It is now more than two years since Bob Levinson vanished but Tehran still refuses to reveal what has happened to him.
Mystery of the missing ex-FBI man
NICOSIA // Robert "Bob" Levinson should be enjoying a double celebration today. It is his 35th wedding anniversary and one of his three sons is graduating from university. But the former FBI agent, a devoted family man, will not be with them. His wife, Christine, last heard from him 26 months ago when he called from Dubai to let her know he would be "out of pocket" - unavailable - for 24 hours. He would phone again on returning to the emirate. He never did.
Mr Levinson had not divulged his destination but he was on his way to the Gulf island of Kish to pursue investigations into cigarette smuggling. "I have no definite information about him, but in my heart I believe he is alive and well and that the Iranian authorities can help bring him home," said Mrs Levinson, of Coral Springs, Florida. "He's a wonderful man and a terrific father and husband," she said in an interview.
Mr Levinson's unresolved and mysterious disappearance received little media attention until Barack Obama, the US president, took office, pledging to engage with Iran. Washington is now pressing Tehran publicly for answers on the missing father of seven. Hillary Clinton, the US secretary of state, recently criticised Tehran for ignoring repeated pleas from Washington and Mr Levinson's family for information about him. Iranian officials deny any knowledge of his whereabouts.
Mr Levinson was accustomed to danger. Before his retirement from the FBI in 1998, he spent more than 20 years with the agency, mainly busting Russian and Italian mobsters. It is known that he made it to Kish, a relatively liberal tourism resort renowned for its beaches, good diving and sea turtles. It is also established that on Kish Mr Levinson met a US fugitive, Dawud Salahuddin, a black American convert to Islam. Salahuddin, born David Belfield, fled the US to Tehran in 1980 after shooting dead in Maryland an Iranian former diplomat who supported Iran's deposed shah.
Weeks after Mr Levinson's disappearance, Salahuddin told reporters he had met him on Kish. The meeting, he said, was to put Mr Levinson in touch with Iranian authorities to help his cigarette smuggling investigation. Salahuddin claimed that while they met at the hotel, he was detained for questioning about his Iranian passport by plainclothes police officers. He maintained that when he was released the following day, the officers told him Mr Levinson had flown back to Dubai.
Mr Levinson, who suffers from diabetes and high blood pressure, was last seen getting into a taxi to the airport after checking out of the Maryam Hotel on Kish. It was March 9 2007, a day before his 59th birthday. One theory is that he is a captive in Iran of well-connected, underworld figures angered by his cigarette smuggling investigations for a client of his private security-consulting firm. Another is that he is a pawn held by the Iranian authorities to swap for several Iranian diplomats - suspected by the US of being Revolutionary Guards - who were seized by American forces in northern Iraq shortly before he vanished.

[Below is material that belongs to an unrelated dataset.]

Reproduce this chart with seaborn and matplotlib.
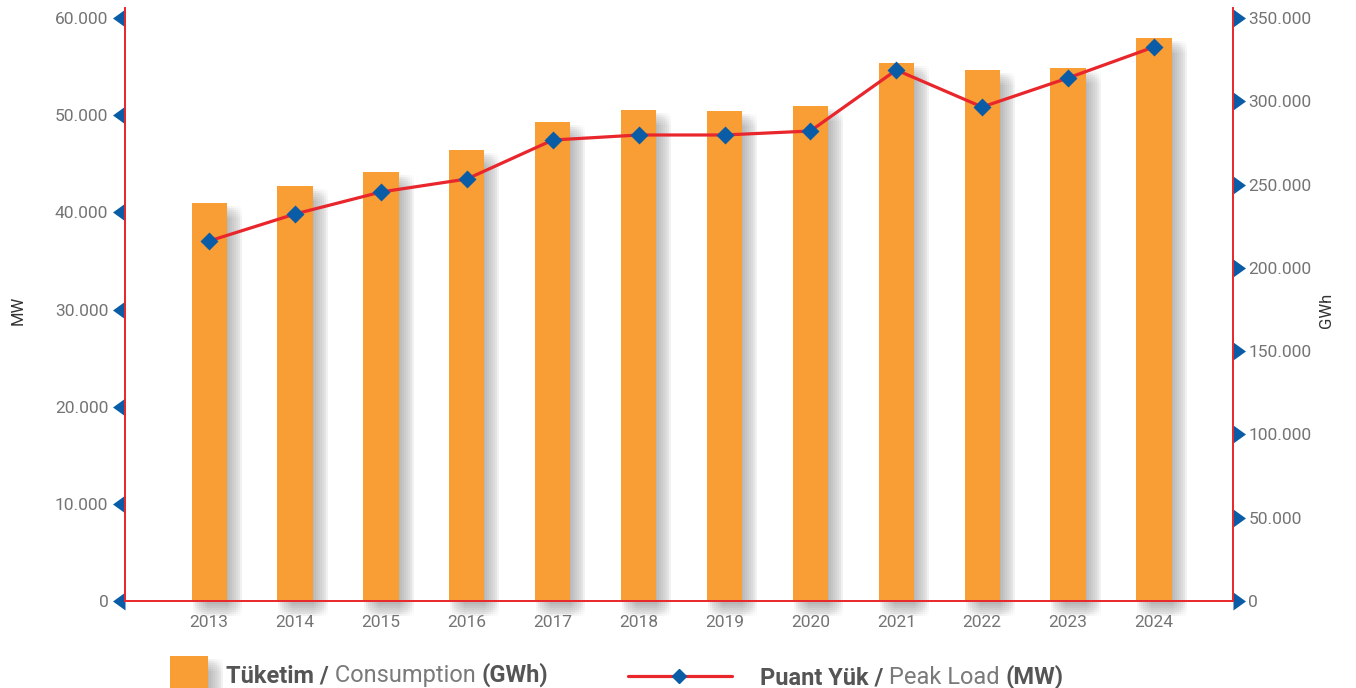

The former theory gained more weight recently when a lawyer retained by Mr Levinson's family in Tehran told an international radio station: "I think he is being held by people who have some power in Iran and are probably involved in cigarette smuggling or other issues that [Levinson] was investigating." The lawyer, Mohammed Hossein Aghasi, suspects that an American living in Tehran might have been involved in Mr Levinson's disappearance. The lawyer declined to confirm whether the American is Salahuddin, the fugitive who fled to Iran three decades ago. "I am not going to name the person at this point," he told RFE/RL, a private, Czech-based international radio service funded by the US Congress.
But the story given to Mr Aghasi by his unidentified American interlocutor is virtually identical to the one Salahuddin told reporters two years ago. Mr Aghasi's own investigations on Kish, however, confirmed the "American" had not been detained by police there. It was this inconsistency in the man's account that aroused the lawyer's suspicions. Mr Levinson's family, desperate only for his safe return, refuses to indulge in any speculation about who might be responsible for his plight. Nor has it accused the Iranian authorities of any involvement in his disappearance.
But his family is still seeking clarification of a report by an Iranian government-sanctioned media company shortly after he vanished that he was "in the hands of Iranian Security forces since the early hours of March 9" . He was expected to be "freed in a matter of days", Press TV added. The official Iranian news agency, IRNA, swiftly denied he was being held. Christine Levinson, accompanied by one of her three sons and her sister, made a brave but fruitless trip to Iran in Dec 2007 to search for him. Iranian officials promised Mrs Levinson they would give her a final report of their investigation into her husband's disappearance when it was complete. She never received one.